Digital wallets have become a common way to pay for groceries, coffee, transportation, online shopping, and subscriptions. Instead of using a physical card, users can pay with a phone, smartwatch, or app.

But many people still ask: are digital wallets safe for everyday payments?

In most cases, yes. Digital wallets can be very secure when they are used correctly. However, like any financial tool, they still require smart habits.

What Is a Digital Wallet?

A digital wallet is an app or service that stores payment information securely. Examples include Apple Pay, Google Wallet, Samsung Wallet, PayPal, Venmo, Cash App, and banking apps.

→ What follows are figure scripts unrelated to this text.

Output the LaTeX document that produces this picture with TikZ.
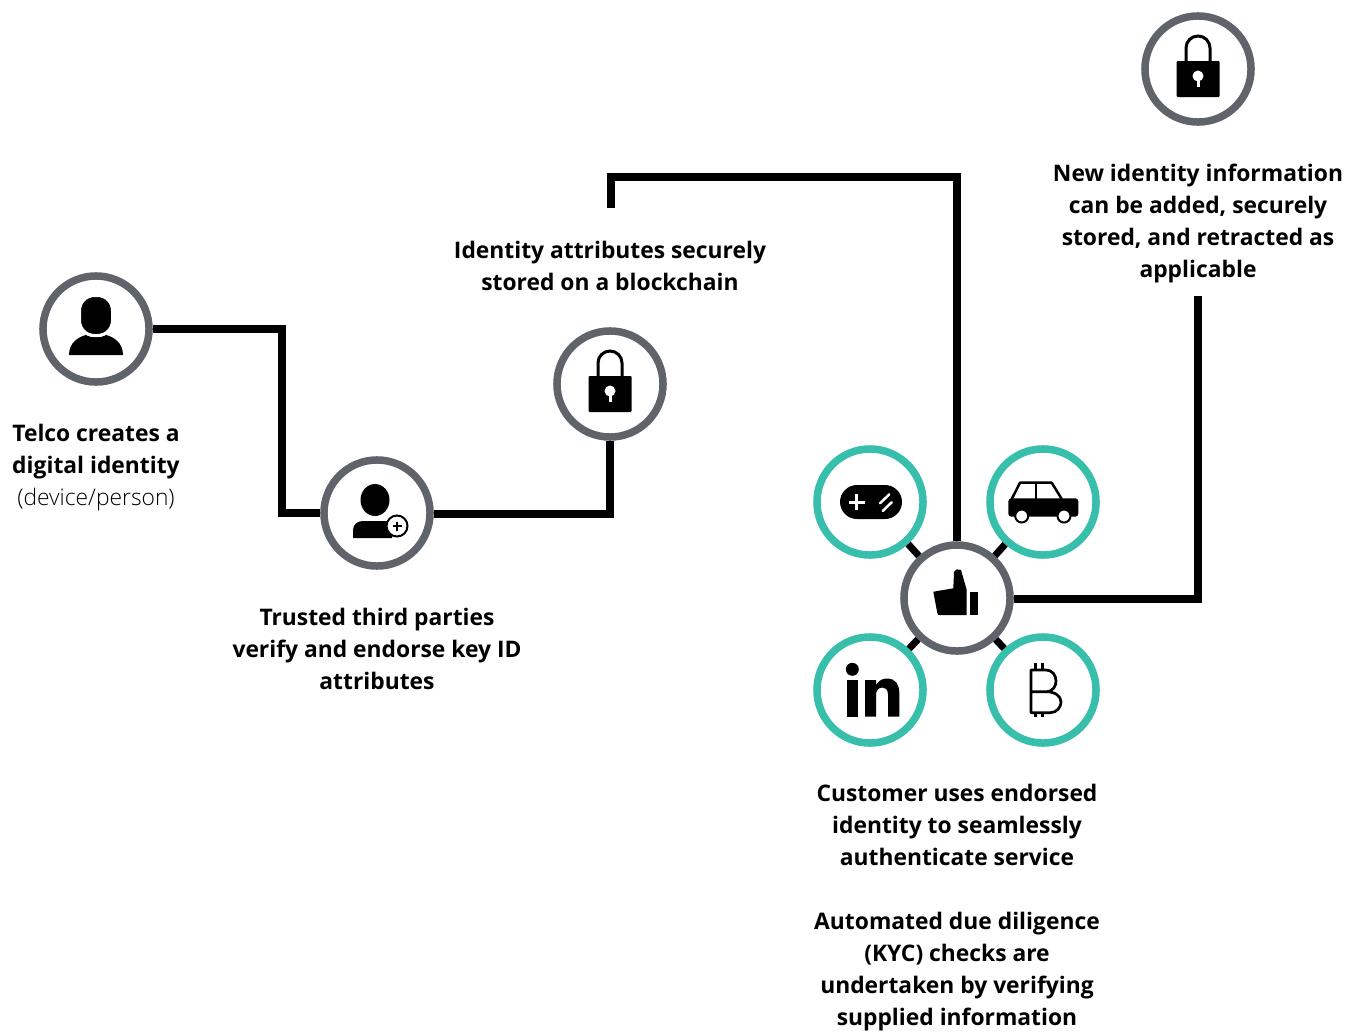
\documentclass[tikz,border=0pt]{standalone}
\usepackage{fontspec}
\usetikzlibrary{calc}
\setmainfont{Open Sans}
\newfontfamily\lightfont{Open Sans Light}
\definecolor{ringgrey}{HTML}{5F646B}
\definecolor{ringteal}{HTML}{38BFAB}
\tikzset{
  idring/.style={circle,draw=ringgrey,fill=white,line width=0.075cm,minimum size=1.06cm,inner sep=0pt},
  appring/.style={idring,draw=ringteal},
  wire/.style={line width=0.078cm},
  spoke/.style={line width=0.07cm},
  caption/.style={align=center,inner sep=0pt,font=\fontsize{6.49}{9.1}\selectfont\bfseries},
  lockicon/.pic={
    \fill[rounded corners=0.01cm] (-21.5,-28) rectangle (21.5,8);
    \draw[line width=0.03cm] (-12,8) -- (-12,21) arc (180:0:12) -- (12,8);
    \fill[white] (0,-7) circle (5.5);
    \fill[white] (-1.5,-18) rectangle (1.5,-7);
  },
  personicon/.pic={
    \fill (-27,-26) .. controls (-27,-14) and (-18,-8) .. (-10,-6) .. controls (-5,-9) and (5,-9) .. (10,-6) .. controls (18,-8) and (27,-14) .. (27,-26) -- cycle;
    \draw[white,fill=black,line width=0.03cm,rounded corners=0.15cm] (-16.5,-6.5) rectangle (16.5,33.5);
  },
  addicon/.pic={
    \fill (-24,-25) -- (-24,-17) .. controls (-24,-11) and (-19,-8) .. (-14,-8) -- (15,-8) -- (15,-25) -- cycle;
    \fill (-2,13) ellipse (14.5 and 16);
    \draw[fill=white,line width=0.02cm] (20,-13) circle (10.5);
    \draw[line width=0.02cm] (15.5,-13) -- (24.5,-13) (20,-8.5) -- (20,-17.5);
  },
  padicon/.pic={
    \fill[rounded corners=0.17cm] (-30,-17) rectangle (32,17);
    \draw[white,line width=0.03cm] (-21.5,0) -- (-5.5,0) (-13.5,-8) -- (-13.5,8);
    \draw[white,line width=0.025cm,line cap=round] (10,-1.3) -- (19.3,7.7) (12.7,-9) -- (21.7,-0.3);
  },
  caricon/.pic={
    \fill[rounded corners=0.03cm] (-34.7,-14.7) rectangle (35.3,3.7);
    \draw[line width=0.025cm,line join=round] (-31.3,3) -- (-23,19.3) -- (8.7,19.3) -- (18.7,3);
    \draw[line width=0.025cm] (-7,19.3) -- (-7,3);
    \draw[fill=white,line width=0.02cm] (-21.3,-14) circle (6.5);
    \draw[fill=white,line width=0.02cm] (21,-14) circle (6.5);
  },
  thumbicon/.pic={
    \fill[line join=round] (-23.7,6.3) -- (-3.7,9.7) -- (-3,26.3) -- (-0.3,28.7) -- (4,28) -- (9.7,8) -- (9.7,-17) -- (-17,-17) .. controls (-19,-17) .. (-19.7,-15) -- cycle;
    \fill (13,-17) rectangle (20.7,6.3);
  },
  linkicon/.pic={
    \fill (-17.7,20.7) circle (6.5);
    \fill (-23.3,-26.7) rectangle (-11.7,10);
    \fill (-5,-26.7) -- (-5,10) -- (6,10) -- (6,5) .. controls (9,10) and (13,11.5) .. (17,11.5) .. controls (26,11.5) and (29.3,5) .. (29.3,-3) -- (29.3,-26.7) -- (18,-26.7) -- (18,-5) .. controls (18,1) and (15,2.5) .. (12.5,2.5) .. controls (8,2.5) and (6,-1) .. (6,-5) -- (6,-26.7) -- cycle;
  },
  coinicon/.pic={
    \draw[line width=0.027cm,line join=round] (-12,-1.7) -- (3,-1.7) .. controls (10,-1.7) and (13,4) .. (13,9) .. controls (13,15) and (9,20) .. (3,20) -- (-12,20) -- (-12,-22.7) -- (7,-22.7) .. controls (14,-22.7) and (18,-17) .. (18,-12) .. controls (18,-6) and (12,-1.7) .. (3,-1.7);
    \draw[line width=0.027cm] (-7.3,20) -- (-7.3,26.7) (-0.7,20) -- (-0.7,26.7) (-7.3,-22.7) -- (-7.3,-27.3) (-0.7,-22.7) -- (-0.7,-27.3);
  }
}

\begin{document}
\begin{tikzpicture}[x=0.01cm,y=0.01cm]
\useasboundingbox (0,0) rectangle (1358,1032);
% identity path
\node[idring] (person) at (96,703) {};
\node[idring] (endorse) at (377,519) {};
\node[idring] (chain) at (610,648) {};
\node[idring] (newlock) at (1198,963) {};
\node[idring] (hub) at (957,434) {};
\node[appring] (pad) at (870,530) {};
\node[appring] (car) at (1043,530) {};
\node[appring] (link) at (870,342) {};
\node[appring] (coin) at (1043,342) {};
\coordinate (storedright) at (957,855);
\coordinate (storedleft) at (611,855);
\coordinate (storedend) at (611,824);
\coordinate (newcorner) at (1198,433);
\coordinate (newend) at (1198,736);
\coordinate (personright) at (282,703);
\coordinate (personlow) at (282,519);
\coordinate (chainlow) at (610,518);
\draw[wire] (person) -- (personright) -- (personlow) -- (endorse);
\draw[wire] (endorse.east |- chainlow) -- (chainlow) -- (chain);
\draw[wire] (hub) -- (storedright) -- (storedleft) -- (storedend);
\draw[wire] (hub.east |- newcorner) -- (newcorner) -- (newend);
\foreach \app in {pad,car,link,coin}
  \draw[spoke] (hub) -- (\app);
% icons
\pic at (person) {personicon};
\pic at (endorse) {addicon};
\pic at (chain) {lockicon};
\pic at (newlock) {lockicon};
\pic at (hub) {thumbicon};
\pic at (pad) {padicon};
\pic at (car) {caricon};
\pic at (link) {linkicon};
\pic at (coin) {coinicon};
% captions
\node[caption] (telcotext) at (96,564) {Telco creates a\\digital identity\\{\lightfont\mdseries (device/person)}};
\node[caption] (endorsetext) at (377,383) {Trusted third parties\\verify and endorse key ID\\attributes};
\node[caption] (storedtext) at (610,766) {Identity attributes securely\\stored on a blockchain};
\node[caption] (newtext) at (1198,808) {New identity information\\can be added, securely\\stored, and retracted as\\applicable};
\node[caption] (hubtext) at (957,124) {Customer uses endorsed\\identity to seamlessly\\authenticate service\\[9.1pt]Automated due diligence\\(KYC) checks are\\undertaken by verifying\\supplied information};
\end{tikzpicture}
\end{document}
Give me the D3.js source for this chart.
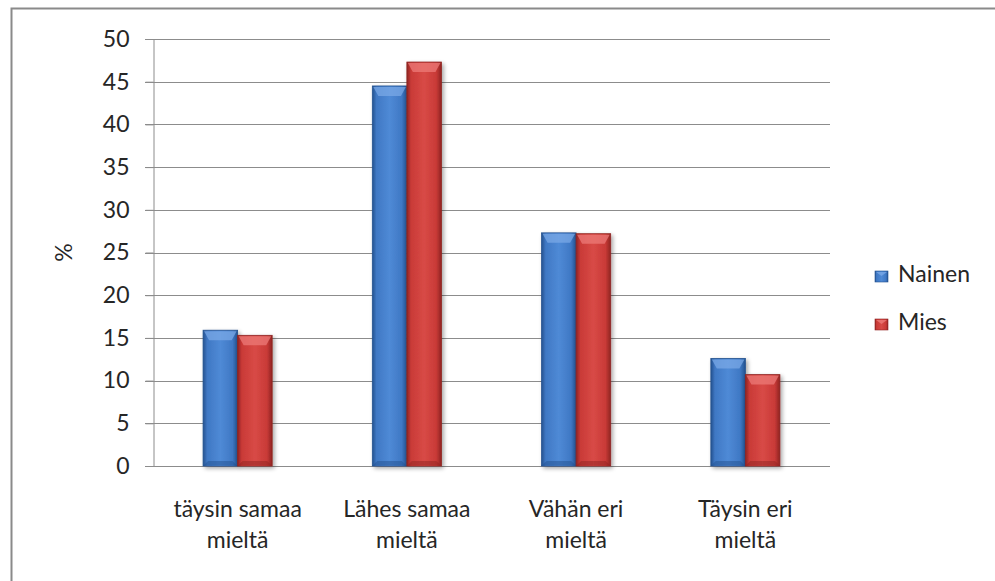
<!DOCTYPE html>
<html>
<head>
<meta charset="utf-8">
<script src="https://cdn.jsdelivr.net/npm/d3@7"></script>
<style>
  html, body { margin: 0; padding: 0; background: #fff; }
  svg { display: block; }
  svg text { font-family: Lato, "Open Sans", sans-serif; }
</style>
</head>
<body>
<svg id="chart" width="995" height="581"></svg>
<script>
// Survey answers by gender (%)
const categories = ["täysin samaa mieltä", "Lähes samaa mieltä", "Vähän eri mieltä", "Täysin eri mieltä"];
const categoryLines = [["täysin samaa", "mieltä"], ["Lähes samaa", "mieltä"], ["Vähän eri", "mieltä"], ["Täysin eri", "mieltä"]];
const seriesNames = ["Nainen", "Mies"];
const nainen = [15.9, 44.5, 27.3, 12.6];
const mies = [15.3, 47.3, 27.2, 10.7];
const yTicks = [0, 5, 10, 15, 20, 25, 30, 35, 40, 45, 50];
const yLabel = "%";

const FS = 23;
const TEXT = "#262626";
const svg = d3.select("#chart");
const margin = { left: 153, right: 165, top: 39, bottom: 115 };
const W = 995, H = 581;

// outer chart frame
svg.append("rect").attr("x", 11.5).attr("y", 8.5).attr("width", 1000).attr("height", 600)
  .attr("fill", "#fff").attr("stroke", "#8a8a8a").attr("stroke-width", 2);

const x0 = d3.scaleBand().domain(categories).range([margin.left, W - margin.right]).paddingInner(0).paddingOuter(0);
const x1 = d3.scaleBand().domain(seriesNames).range([0, x0.bandwidth()]).paddingInner(0).paddingOuter(1.45);
const y = d3.scaleLinear().domain([0, 50]).range([H - margin.bottom, margin.top]);

// gradients for bevelled bars
const defs = svg.append("defs");
const palettes = {
  Nainen: { dark: "#24528f", mid: "#3f78c4", light: "#4f8ad6", top: "#79a8e6" },
  Mies: { dark: "#8f2422", mid: "#c93a37", light: "#d84a46", top: "#ec7b78" }
};
seriesNames.forEach(s => {
  const p = palettes[s];
  const g = defs.append("linearGradient").attr("id", "grad-" + s).attr("x1", 0).attr("x2", 1).attr("y1", 0).attr("y2", 0);
  g.append("stop").attr("offset", 0).attr("stop-color", p.dark);
  g.append("stop").attr("offset", 0.12).attr("stop-color", p.mid);
  g.append("stop").attr("offset", 0.5).attr("stop-color", p.light);
  g.append("stop").attr("offset", 0.85).attr("stop-color", p.mid);
  g.append("stop").attr("offset", 1).attr("stop-color", p.dark);
});
const shadow = defs.append("filter").attr("id", "shadow").attr("x", "-20%").attr("y", "-5%").attr("width", "150%").attr("height", "115%");
shadow.append("feGaussianBlur").attr("in", "SourceAlpha").attr("stdDeviation", 2).attr("result", "b");
shadow.append("feOffset").attr("in", "b").attr("dx", 2).attr("dy", 2).attr("result", "o");
shadow.append("feComponentTransfer").attr("in", "o").attr("result", "s")
  .append("feFuncA").attr("type", "linear").attr("slope", 0.35);
const merge = shadow.append("feMerge");
merge.append("feMergeNode").attr("in", "s");
merge.append("feMergeNode").attr("in", "SourceGraphic");

// gridlines
svg.append("g").selectAll("line").data(yTicks).join("line")
  .attr("x1", margin.left - 8).attr("x2", W - margin.right)
  .attr("y1", d => Math.round(y(d)) + 0.5).attr("y2", d => Math.round(y(d)) + 0.5)
  .attr("stroke", "#8c8c8c").attr("stroke-width", 1);

// y axis
const yAxis = d3.axisLeft(y).tickValues(yTicks).tickSize(8).tickPadding(16);
const gy = svg.append("g").attr("transform", `translate(${margin.left + 0.5},0)`).call(yAxis)
  .attr("font-family", null).attr("font-size", FS);
gy.select(".domain").attr("stroke", "#8c8c8c");
gy.selectAll(".tick line").attr("stroke", "#8c8c8c");
gy.selectAll(".tick text").attr("fill", TEXT);

svg.append("text").attr("transform", `translate(72,${(y(0) + y(50)) / 2}) rotate(-90)`)
  .attr("text-anchor", "middle").attr("font-size", FS).attr("fill", TEXT).text(yLabel);

// bars
const data = categories.map((c, i) => ({ c, values: [{ s: "Nainen", v: nainen[i] }, { s: "Mies", v: mies[i] }] }));
const groups = svg.append("g").selectAll("g").data(data).join("g")
  .attr("transform", d => `translate(${x0(d.c)},0)`);
const bars = groups.selectAll("g").data(d => d.values).join("g").attr("filter", "url(#shadow)");
bars.append("rect")
  .attr("x", d => x1(d.s)).attr("width", x1.bandwidth())
  .attr("y", d => y(d.v)).attr("height", d => y(0) - y(d.v))
  .attr("fill", d => `url(#grad-${d.s})`)
  .attr("stroke", d => palettes[d.s].dark).attr("stroke-width", 0.8);
// bevel cap on the top of each bar
bars.append("path")
  .attr("d", d => {
    const xl = x1(d.s), w = x1.bandwidth(), yt = y(d.v), b = 6;
    return `M${xl + 1},${yt + 1} L${xl + w - 1},${yt + 1} L${xl + w - b},${yt + b + 4} L${xl + b},${yt + b + 4} Z`;
  })
  .attr("fill", d => palettes[d.s].top).attr("opacity", 0.75);
// darker base bevel
bars.append("path")
  .attr("d", d => {
    const xl = x1(d.s), w = x1.bandwidth(), yb = y(0), b = 5;
    return `M${xl + 1},${yb - 1} L${xl + w - 1},${yb - 1} L${xl + w - b},${yb - b} L${xl + b},${yb - b} Z`;
  })
  .attr("fill", d => palettes[d.s].dark).attr("opacity", 0.5);

// x axis labels
const xl = svg.append("g");
categories.forEach((c, i) => {
  const cx = x0(c) + x0.bandwidth() / 2;
  const t = xl.append("text").attr("text-anchor", "middle").attr("font-size", FS).attr("fill", TEXT)
    .attr("x", cx).attr("y", 517);
  categoryLines[i].forEach((line, j) => {
    t.append("tspan").attr("x", cx).attr("dy", j === 0 ? 0 : 31).text(line);
  });
});

// legend
const legend = svg.append("g").attr("transform", "translate(875,271)");
seriesNames.forEach((s, i) => {
  const g = legend.append("g").attr("transform", `translate(0,${i * 48})`);
  g.append("rect").attr("width", 13).attr("height", 11).attr("fill", `url(#grad-${s})`)
    .attr("stroke", palettes[s].dark).attr("stroke-width", 0.6);
  g.append("path").attr("d", "M1,1 L12,1 L6.5,5 Z").attr("fill", palettes[s].top).attr("opacity", 0.8);
  g.append("text").attr("x", 23).attr("y", 11).attr("font-size", FS).attr("fill", TEXT).text(s);
});
</script>
</body>
</html>
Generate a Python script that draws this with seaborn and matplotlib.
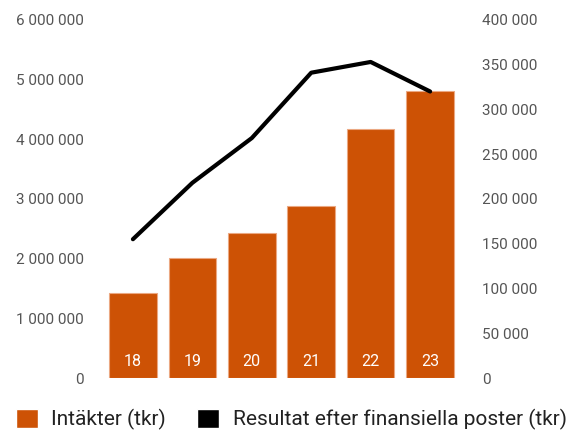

Some wallets are used for contactless payments in stores. Others are used for sending money, shopping online, or managing cards in one place.

Why Digital Wallets Can Be Safer Than Cards

One important security feature is tokenization. Instead of sharing your real card number with a merchant, many digital wallets use a unique digital token. Visa explains that tokenization replaces sensitive payment details with unique values, helping reduce fraud risk.

Mastercard also explains that tokenization protects the account because the merchant does not see or store the real card number during a digital wallet transaction.

Digital wallets also often require a phone passcode, fingerprint, face recognition, or another form of authentication before payment. This adds a security layer that a physical card may not always have.

What Risks Still Exist?

Digital wallets are not risk-free. A lost phone, weak passcode, phishing message, fake app, or compromised account can create problems.

Payment apps can also involve privacy and consumer protection concerns. In the United States, the CFPB finalized a rule in 2024 to supervise large nonbank digital payment and wallet providers that process more than 50 million transactions per year. The goal is to help ensure these companies follow federal consumer financial laws.

This shows that digital wallets are now important enough to require stronger oversight in major markets.

How to Use Digital Wallets Safely

Users should protect their phone with a strong passcode and turn on biometric authentication when available. They should also enable two-factor authentication for payment apps.

It is also important to download wallet apps only from official app stores, avoid suspicious links, and keep the phone’s software updated.

If a phone is lost, users should use device tools to lock, locate, or erase it. Chase also recommends monitoring accounts stored in a digital wallet and using phone security features that can lock or wipe the device if needed.

What This Means for Everyday Users

Digital wallets can be a safe and convenient option for daily payments. In some situations, they may even be safer than carrying a physical card because they use tokenization and device authentication.

Still, safety depends on how the user manages the device and account. A digital wallet is strongest when paired with good habits: secure your phone, check transactions, avoid scams, and use trusted apps.

For everyday payments, digital wallets are practical, fast, and generally secure. But they should be treated like any financial tool: useful, convenient, and worth protecting carefully.